With its massive power and a curb weight of just over 3,500 pounds, the 911 Turbo is well suited to track-day outings. Thus for test-drives, Porsche brought writers to the Bilster Berg Drive Resort, which opened in June in the German town of Bad Driburg. The resort’s 2.6-mile track was designed by Hermann Tilke, who designed nine of the 20 tracks that were used for the 2013 Formula 1 season. With its blind curves, steep elevation changes, and two high-speed straights, the new circuit proved a good test for the 911 Turbo’s technology—from the Porsche Dynamic Chassis Control (PDCC) system, which reduces body roll, to the carbon-ceramic brakes, which provide ample, fade-free stopping power.

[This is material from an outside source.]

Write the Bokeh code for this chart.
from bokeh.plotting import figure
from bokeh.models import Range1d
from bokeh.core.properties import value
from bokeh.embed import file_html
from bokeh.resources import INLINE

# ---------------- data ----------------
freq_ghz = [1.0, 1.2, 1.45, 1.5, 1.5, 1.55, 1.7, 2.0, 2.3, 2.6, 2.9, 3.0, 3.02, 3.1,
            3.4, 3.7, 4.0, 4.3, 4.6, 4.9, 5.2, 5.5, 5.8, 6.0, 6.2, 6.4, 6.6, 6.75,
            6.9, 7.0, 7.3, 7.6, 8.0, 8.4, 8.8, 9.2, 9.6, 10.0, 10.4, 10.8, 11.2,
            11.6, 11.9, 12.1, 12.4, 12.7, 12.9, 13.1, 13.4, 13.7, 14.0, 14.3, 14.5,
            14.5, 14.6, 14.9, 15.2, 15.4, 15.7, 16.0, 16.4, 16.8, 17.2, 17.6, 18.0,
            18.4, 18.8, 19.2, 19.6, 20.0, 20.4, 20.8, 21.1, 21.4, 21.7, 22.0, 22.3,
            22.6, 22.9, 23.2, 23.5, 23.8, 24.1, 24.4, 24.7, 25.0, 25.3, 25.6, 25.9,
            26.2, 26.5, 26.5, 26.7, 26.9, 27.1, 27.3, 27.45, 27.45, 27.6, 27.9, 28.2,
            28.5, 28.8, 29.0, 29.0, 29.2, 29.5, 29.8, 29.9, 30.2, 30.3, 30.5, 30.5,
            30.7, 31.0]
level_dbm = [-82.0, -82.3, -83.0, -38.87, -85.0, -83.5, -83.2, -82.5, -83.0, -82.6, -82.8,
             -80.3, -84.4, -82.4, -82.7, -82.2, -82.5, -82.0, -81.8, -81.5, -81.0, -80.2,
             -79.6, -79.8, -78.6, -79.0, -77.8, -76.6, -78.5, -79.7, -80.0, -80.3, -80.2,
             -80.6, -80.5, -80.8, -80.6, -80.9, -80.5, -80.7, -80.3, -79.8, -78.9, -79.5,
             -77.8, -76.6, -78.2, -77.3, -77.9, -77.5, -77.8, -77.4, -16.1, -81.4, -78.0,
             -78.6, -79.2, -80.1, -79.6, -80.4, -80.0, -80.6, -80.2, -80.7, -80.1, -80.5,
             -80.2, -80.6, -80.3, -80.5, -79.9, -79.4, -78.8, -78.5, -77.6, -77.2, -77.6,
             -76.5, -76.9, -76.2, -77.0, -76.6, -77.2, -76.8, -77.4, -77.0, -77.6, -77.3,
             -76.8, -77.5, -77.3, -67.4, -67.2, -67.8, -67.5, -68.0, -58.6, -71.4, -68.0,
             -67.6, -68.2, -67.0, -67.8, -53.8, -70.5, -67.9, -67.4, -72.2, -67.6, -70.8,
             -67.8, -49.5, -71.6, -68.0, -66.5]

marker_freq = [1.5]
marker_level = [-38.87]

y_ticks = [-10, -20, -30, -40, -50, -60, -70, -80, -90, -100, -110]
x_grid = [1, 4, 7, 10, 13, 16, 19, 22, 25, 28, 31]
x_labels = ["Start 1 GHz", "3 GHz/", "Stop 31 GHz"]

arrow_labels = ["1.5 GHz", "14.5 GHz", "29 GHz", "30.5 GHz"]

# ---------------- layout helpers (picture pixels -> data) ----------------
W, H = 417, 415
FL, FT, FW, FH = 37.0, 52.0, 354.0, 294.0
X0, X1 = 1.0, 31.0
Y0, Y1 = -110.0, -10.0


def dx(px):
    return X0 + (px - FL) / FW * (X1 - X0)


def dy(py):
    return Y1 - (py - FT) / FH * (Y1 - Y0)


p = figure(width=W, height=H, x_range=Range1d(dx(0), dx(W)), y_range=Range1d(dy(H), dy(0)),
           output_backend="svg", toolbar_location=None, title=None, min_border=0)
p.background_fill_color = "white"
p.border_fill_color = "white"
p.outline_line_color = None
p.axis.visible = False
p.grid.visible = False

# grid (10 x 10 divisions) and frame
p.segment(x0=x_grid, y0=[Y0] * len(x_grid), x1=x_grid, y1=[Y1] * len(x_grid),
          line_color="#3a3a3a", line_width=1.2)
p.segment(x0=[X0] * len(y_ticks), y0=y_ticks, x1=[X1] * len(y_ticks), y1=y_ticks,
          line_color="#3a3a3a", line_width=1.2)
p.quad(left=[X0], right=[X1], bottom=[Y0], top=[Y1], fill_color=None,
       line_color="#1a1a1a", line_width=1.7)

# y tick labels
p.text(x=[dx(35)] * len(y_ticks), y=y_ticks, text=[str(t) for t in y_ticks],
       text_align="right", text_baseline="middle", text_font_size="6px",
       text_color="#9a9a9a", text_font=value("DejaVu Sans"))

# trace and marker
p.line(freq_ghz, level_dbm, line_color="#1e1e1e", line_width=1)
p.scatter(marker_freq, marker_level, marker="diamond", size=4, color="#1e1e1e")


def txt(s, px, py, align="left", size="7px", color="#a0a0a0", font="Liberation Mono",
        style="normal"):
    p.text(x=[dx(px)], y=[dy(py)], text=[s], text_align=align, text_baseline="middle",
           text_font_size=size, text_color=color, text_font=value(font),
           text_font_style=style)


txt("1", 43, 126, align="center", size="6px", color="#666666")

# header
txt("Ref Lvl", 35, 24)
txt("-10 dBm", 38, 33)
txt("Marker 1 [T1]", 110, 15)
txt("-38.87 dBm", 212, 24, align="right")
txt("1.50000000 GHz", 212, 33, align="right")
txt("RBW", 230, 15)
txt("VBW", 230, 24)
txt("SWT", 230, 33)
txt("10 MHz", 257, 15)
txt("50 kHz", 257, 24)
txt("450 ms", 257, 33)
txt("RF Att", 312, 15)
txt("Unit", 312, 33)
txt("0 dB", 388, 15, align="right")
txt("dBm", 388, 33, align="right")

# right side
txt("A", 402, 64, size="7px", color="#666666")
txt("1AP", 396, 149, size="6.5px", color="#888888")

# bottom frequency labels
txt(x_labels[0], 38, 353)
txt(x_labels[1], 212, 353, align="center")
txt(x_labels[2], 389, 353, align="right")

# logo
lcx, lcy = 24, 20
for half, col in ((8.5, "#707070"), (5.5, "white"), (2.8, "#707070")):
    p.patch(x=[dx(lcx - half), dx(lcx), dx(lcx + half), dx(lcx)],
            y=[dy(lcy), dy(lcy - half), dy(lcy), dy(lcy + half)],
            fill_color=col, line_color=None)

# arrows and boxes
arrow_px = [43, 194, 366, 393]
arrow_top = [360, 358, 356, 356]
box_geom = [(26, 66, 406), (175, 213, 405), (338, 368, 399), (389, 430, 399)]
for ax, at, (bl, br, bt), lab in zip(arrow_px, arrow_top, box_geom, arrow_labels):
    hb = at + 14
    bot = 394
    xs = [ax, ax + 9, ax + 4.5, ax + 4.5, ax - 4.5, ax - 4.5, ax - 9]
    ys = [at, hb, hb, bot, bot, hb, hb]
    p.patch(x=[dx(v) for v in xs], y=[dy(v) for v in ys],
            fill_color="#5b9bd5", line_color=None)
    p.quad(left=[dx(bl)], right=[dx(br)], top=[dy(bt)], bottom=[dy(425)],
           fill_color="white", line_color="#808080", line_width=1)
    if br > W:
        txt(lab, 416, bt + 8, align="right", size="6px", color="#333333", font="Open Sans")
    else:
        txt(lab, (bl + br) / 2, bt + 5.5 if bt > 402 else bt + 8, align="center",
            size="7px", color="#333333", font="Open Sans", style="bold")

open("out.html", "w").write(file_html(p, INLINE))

The PDCC, traction control, and 20-inch wheels shod with 245/35 front and 305/30 rear tires enabled the Turbo to handle the g forces in the tight corners. Even as the driver’s familiarity with the track grew and speeds increased, the car never lost its composure. The rear wheels working in concert with the front mitigate the yaw at turn-ins, creating the sensation that the car is gliding through curves.
While the 911 Turbo is adept on the track, it truly shines as a high-speed GT out on the open road. The combination of the PDK and the engine’s flexibility make it a comfortable and swift road-tripper. On Germany’s autobahn, it felt stable and firmly planted to the pavement, even at speeds approaching 150 mph.
The longer wheelbase gives the car a supple ride without sacrificing stability in high-speed cornering. Most impressive is the responsiveness of the engine—no lag before it spools up. The car’s speed builds exponentially, and a pull on the paddle to summon a downshift is greeted with a satisfying bark from the exhaust.
The 911 Turbo is a technological tour de force. It is far more powerful than its forebears but not nearly as challenging or intimidating to drive. Still, this car is not intended for the faint of heart.